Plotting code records

==*==

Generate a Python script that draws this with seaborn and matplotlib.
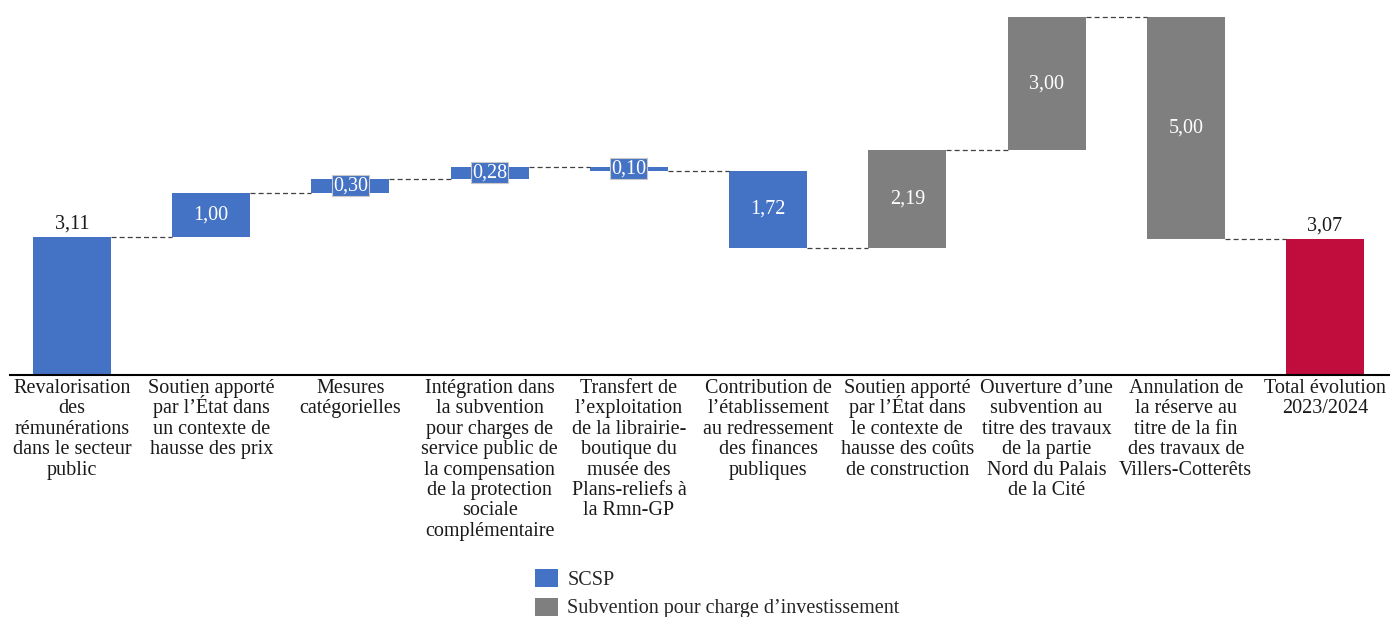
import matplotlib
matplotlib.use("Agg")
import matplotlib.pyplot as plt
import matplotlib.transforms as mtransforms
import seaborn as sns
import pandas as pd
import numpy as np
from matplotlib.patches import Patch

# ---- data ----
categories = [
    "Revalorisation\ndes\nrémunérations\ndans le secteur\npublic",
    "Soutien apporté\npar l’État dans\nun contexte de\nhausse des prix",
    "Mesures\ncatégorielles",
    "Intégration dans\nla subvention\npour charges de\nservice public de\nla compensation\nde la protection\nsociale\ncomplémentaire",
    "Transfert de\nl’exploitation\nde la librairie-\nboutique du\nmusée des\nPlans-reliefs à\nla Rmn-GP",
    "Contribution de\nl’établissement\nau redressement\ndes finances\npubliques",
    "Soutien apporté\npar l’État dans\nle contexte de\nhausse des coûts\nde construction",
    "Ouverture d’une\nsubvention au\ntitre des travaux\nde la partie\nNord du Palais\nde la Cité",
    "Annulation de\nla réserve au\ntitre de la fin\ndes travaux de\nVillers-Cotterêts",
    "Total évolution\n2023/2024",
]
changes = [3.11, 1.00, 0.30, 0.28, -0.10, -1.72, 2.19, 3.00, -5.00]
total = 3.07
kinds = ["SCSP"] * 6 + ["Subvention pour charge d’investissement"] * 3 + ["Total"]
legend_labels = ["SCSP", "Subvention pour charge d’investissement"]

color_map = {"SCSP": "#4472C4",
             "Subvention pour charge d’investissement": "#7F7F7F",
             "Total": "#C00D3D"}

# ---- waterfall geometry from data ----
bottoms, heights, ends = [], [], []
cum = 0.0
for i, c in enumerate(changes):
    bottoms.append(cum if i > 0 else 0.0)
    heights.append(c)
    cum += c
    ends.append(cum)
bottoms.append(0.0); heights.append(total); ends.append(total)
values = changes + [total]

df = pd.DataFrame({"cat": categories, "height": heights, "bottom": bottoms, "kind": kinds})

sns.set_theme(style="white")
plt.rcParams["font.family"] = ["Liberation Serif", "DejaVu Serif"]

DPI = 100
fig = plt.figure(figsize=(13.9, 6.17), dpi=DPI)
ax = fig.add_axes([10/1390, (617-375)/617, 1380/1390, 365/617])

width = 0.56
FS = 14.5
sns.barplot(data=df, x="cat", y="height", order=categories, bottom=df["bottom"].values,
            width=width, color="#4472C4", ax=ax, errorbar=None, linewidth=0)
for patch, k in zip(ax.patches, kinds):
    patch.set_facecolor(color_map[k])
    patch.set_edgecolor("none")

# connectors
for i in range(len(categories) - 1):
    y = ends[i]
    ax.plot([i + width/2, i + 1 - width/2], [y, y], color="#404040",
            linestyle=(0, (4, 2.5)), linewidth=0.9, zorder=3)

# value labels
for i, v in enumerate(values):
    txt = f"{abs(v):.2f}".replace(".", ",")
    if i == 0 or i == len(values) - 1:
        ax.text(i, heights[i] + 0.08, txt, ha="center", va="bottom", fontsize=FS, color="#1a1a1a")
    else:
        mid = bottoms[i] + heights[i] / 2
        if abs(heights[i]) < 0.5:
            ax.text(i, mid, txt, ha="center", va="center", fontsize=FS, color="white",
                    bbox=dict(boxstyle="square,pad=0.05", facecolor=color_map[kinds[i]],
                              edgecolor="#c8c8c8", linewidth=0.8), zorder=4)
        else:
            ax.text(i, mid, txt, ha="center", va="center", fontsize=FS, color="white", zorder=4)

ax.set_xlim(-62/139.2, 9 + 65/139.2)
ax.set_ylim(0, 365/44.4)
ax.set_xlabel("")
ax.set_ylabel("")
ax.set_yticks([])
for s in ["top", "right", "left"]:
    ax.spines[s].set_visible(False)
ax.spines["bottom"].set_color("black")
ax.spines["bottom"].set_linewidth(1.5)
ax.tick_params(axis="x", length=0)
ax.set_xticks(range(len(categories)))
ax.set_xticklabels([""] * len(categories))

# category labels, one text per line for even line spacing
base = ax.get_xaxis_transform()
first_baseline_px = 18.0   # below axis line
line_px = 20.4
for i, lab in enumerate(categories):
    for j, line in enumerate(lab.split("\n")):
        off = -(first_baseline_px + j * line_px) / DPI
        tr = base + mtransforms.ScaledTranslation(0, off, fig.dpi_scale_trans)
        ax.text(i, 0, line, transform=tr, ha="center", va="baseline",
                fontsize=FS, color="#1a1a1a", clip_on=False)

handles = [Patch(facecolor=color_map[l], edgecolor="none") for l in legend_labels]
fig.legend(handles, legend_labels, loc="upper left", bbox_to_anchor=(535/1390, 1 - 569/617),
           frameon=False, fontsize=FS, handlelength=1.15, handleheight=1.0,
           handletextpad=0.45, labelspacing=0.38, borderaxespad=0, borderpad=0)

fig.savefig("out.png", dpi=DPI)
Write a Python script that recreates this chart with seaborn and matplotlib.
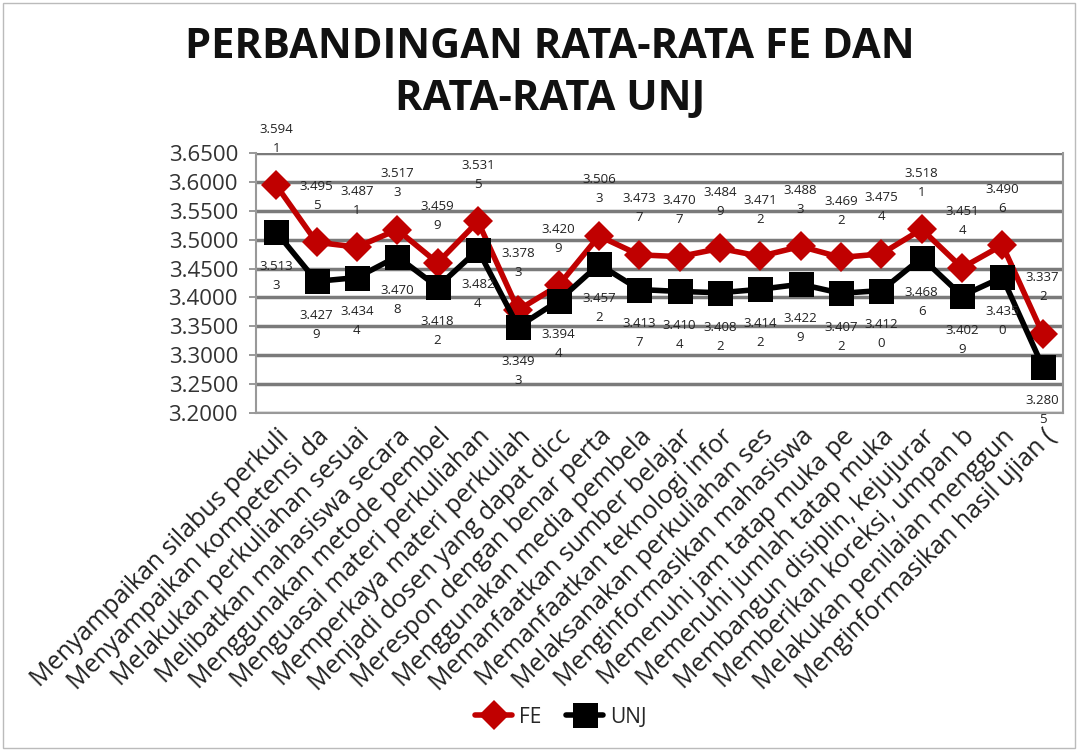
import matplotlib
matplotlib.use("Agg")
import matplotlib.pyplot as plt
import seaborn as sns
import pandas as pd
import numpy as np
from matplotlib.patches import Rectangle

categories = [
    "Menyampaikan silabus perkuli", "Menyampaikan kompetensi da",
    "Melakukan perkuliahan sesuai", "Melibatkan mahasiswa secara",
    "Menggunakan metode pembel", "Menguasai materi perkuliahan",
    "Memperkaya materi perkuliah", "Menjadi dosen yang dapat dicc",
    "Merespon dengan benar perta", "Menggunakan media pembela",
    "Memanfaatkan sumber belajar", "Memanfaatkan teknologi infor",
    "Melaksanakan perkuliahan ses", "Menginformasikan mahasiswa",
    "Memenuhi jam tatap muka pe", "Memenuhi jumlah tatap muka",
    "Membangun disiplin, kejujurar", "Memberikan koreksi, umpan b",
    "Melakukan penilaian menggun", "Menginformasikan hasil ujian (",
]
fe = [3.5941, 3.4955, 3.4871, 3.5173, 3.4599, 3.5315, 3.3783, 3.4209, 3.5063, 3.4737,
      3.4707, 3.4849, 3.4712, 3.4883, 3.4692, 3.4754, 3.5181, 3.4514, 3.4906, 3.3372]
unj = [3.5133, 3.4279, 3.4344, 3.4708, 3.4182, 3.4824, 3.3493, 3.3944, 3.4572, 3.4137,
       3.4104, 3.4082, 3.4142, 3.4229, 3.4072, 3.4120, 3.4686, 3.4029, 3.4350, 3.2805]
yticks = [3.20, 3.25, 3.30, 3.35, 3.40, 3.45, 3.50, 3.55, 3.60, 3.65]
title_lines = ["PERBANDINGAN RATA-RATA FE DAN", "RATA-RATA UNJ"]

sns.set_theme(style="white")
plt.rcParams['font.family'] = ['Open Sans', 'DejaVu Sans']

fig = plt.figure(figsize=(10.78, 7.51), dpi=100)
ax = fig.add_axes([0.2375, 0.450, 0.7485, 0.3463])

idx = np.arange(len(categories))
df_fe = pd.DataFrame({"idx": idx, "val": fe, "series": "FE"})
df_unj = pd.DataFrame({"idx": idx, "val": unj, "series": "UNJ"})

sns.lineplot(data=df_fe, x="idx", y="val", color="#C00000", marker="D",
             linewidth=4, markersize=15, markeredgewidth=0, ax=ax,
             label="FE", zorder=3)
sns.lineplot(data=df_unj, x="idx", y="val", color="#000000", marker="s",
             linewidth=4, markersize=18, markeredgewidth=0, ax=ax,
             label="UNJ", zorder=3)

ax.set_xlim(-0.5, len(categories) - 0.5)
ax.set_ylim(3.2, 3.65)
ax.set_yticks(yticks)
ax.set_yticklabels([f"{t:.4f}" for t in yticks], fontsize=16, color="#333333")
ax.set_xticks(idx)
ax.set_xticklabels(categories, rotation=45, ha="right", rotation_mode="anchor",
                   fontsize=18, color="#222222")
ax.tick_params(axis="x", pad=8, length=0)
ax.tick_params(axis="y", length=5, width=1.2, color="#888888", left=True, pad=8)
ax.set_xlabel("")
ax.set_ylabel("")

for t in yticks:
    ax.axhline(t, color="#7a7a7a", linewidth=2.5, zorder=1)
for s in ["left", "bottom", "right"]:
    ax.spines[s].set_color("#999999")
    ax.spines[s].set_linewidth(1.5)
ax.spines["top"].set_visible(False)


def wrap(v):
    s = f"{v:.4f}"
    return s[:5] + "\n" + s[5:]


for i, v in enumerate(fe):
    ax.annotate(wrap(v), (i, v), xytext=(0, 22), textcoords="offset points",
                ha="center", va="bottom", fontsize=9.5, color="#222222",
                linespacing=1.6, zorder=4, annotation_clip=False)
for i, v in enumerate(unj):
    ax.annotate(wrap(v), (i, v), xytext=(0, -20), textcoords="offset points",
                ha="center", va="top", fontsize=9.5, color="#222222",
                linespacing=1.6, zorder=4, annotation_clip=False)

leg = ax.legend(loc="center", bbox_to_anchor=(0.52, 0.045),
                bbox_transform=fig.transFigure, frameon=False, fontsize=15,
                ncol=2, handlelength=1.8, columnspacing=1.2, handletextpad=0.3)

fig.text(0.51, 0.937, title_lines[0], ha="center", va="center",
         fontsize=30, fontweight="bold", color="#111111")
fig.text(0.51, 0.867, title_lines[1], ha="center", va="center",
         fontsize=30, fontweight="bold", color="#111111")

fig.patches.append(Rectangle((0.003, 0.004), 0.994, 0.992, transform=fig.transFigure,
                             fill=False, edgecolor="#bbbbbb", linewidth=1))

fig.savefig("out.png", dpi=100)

==*==

▸ Task prompt:
Above are some records. Reproduce the lines from the one with "Write a Python" down to the one with "from matplotlib.patches import Rectangle", keeping both, and leave every picture out.

▸ Output for this exercise:
Write a Python script that recreates this chart with seaborn and matplotlib.
import matplotlib
matplotlib.use("Agg")
import matplotlib.pyplot as plt
import seaborn as sns
import pandas as pd
import numpy as np
from matplotlib.patches import Rectangle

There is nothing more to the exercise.